A mission representing the Rumanian Orthodox Church was established in 1935. It is led by an archimanderite and consists of a small community of monks and nuns resident in Jerusalem.

For many years in centuries past, the Georgian Orthodox Church maintained a presence in the Holy Land. After Georgia gained its independence, a number of Georgian Orthodox monks cane to live in Jerusalem under the aegis of the Greek Orthodox Church.

 

The Non-Chalcedonian Churches


He Non-Chalcedonian churches are Churches of the East – Armenian, Coptic, Ethiopian and Syrian – that rejected the teaching of the Council of Chalcedon (451) on the double (divine and human) nature of the Christ. The non-Chalcedonian churches hold the Monophysite doctrine that in Christ there was but a single, divine nature.

 

The Armenian Orthodox Church dates from the year 301 and the conversion of Armenia, the first nation to embrace Christianity. An Armenian religious community has been present in Jerusalem since the 5th century. Armenian sources date the first Patriarchate to a charter given by the Caliph Omar to Patriarch Abraham in year 638. The Armenian Patriarchate of Jerusalem was established in 1311.

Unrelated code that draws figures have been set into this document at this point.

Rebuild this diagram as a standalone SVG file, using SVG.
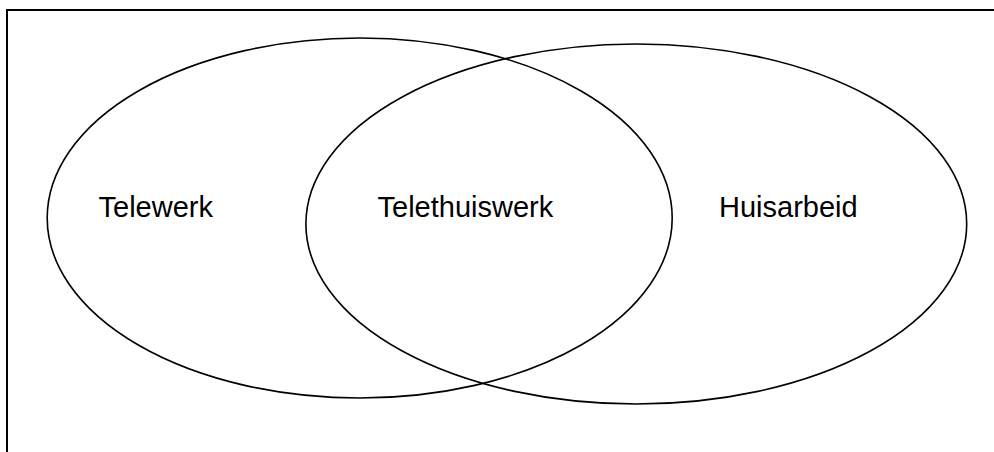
<svg xmlns="http://www.w3.org/2000/svg" width="994" height="452" viewBox="0 0 994 452">
<style>
.e{fill:none;stroke:#000;stroke-width:1.6}
.t{font-family:"Liberation Sans",Arial,sans-serif;font-size:29px;fill:#000}
.b{fill:none;stroke:#000;stroke-width:2}
</style>
<rect width="994" height="452" fill="#fff"/>
<path class="b" d="M7,452 V10 H994"/>
<g id="telewerk">
<ellipse class="e" cx="359.7" cy="218" rx="312.5" ry="180"/>
<text class="t" x="98.5" y="217">Telewerk</text>
</g>
<g id="huisarbeid">
<ellipse class="e" cx="636.3" cy="224" rx="330.4" ry="180"/>
<text class="t" x="719" y="217">Huisarbeid</text>
</g>
<g id="telethuiswerk">
<text class="t" x="377.5" y="217">Telethuiswerk</text>
</g>
<g id="connectors"></g>
</svg>
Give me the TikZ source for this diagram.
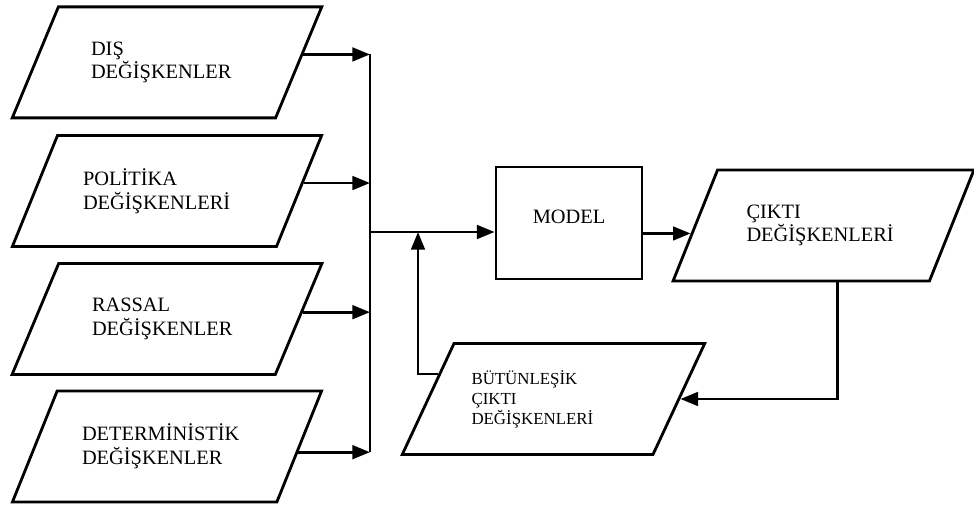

Throughout the 19th century and during and immediately after World War I, the local Armenian community grew. Before 1939 it numbered more than 15,000, and was the third largest Christian group. Today, the community numbers fewer than 2,500-3,000 of whom live in Jerusalem's Armenian Quarter, with others living in Haifa, Jaffa, Ramallah, Bethlehem (and Amman, Jordan).

 

The Coptic Orthodox Church has its roots in Egypt, where most of the population became Christian during the first centuries. They claim to have arrived in Jerusalem with St. Helena , mother of the Emperor Constantine. This church had an early influence on the development of desert monasticism in the wilderness of Judea. The community flourished during the Mameluke period (1250-1517), and again with Mohammed Ali in 1830. Since the 13th century the (Coptic) Patriarch of Alexandria has been represented in Jerusalem by a resident archbishop. The community numbers about 1,500 members- in Jerusalem and Ramallah primarily.

 

 

The Ethiopian Orthodox Church has maintained a community in Jerusalem since at least the middle ages. Early Church historians mention Ethiopian in the Holy Land as early as the 4th century. What is certain is that during the centuries that followed the Ethiopian Church enjoyed important rights in the holy sites, but lost most of them during the Turkish period, prior to the declaration of the status Quo.

Today the Ethiopian Church in Israel is a small community led by an archbishop and consisting mostly of a few dozen monks and nuns living in the Old City and around the Ethiopian Church in West Jerusalem. With the immigration of Ethiopians to Israel, the lay community has grown to some degree over the past 20 Years. Since the re-establishment of diplomatic between Israel and Ethiopia, pilgrimage has also increased.

 

The Syrian Orthodox Church is a successor to the ancient Church of Antioch and one of the oldest Christian communities in the Middle East. Amongst its traditions is the continued use of the Syriac language (Western Aramaic) in the liturgy and prayers. They are also known as Jacobites (after Jacob Baradaeus, who organized the Church in the 6th century). Their patriarch is resident in Damascus. There have been Syrian Orthodox bishops in Jerusalem since 793; permanently, since 1471. Today, the local Church is headed by a bishop who resides in Jerusalem at the 7th century monastery of St. Mark. The community consists of a few families only, most of which Nazareth, Haifa, Jericho, Ramallah, Beit Sahour and Beit Jala.

 

The Apostolic Church of the East (sometimes erroneously called Nestorians), originating from the border area between Turkey, Iran and Iraq, follows the liturgy and prayers in the Syriac language (East Aramaic). Since 1917, its patriarch has resided in Chicago and Kerala (India). The church's presence in Jerusalem was established in the 5th century. Today it is represented by an archbishop.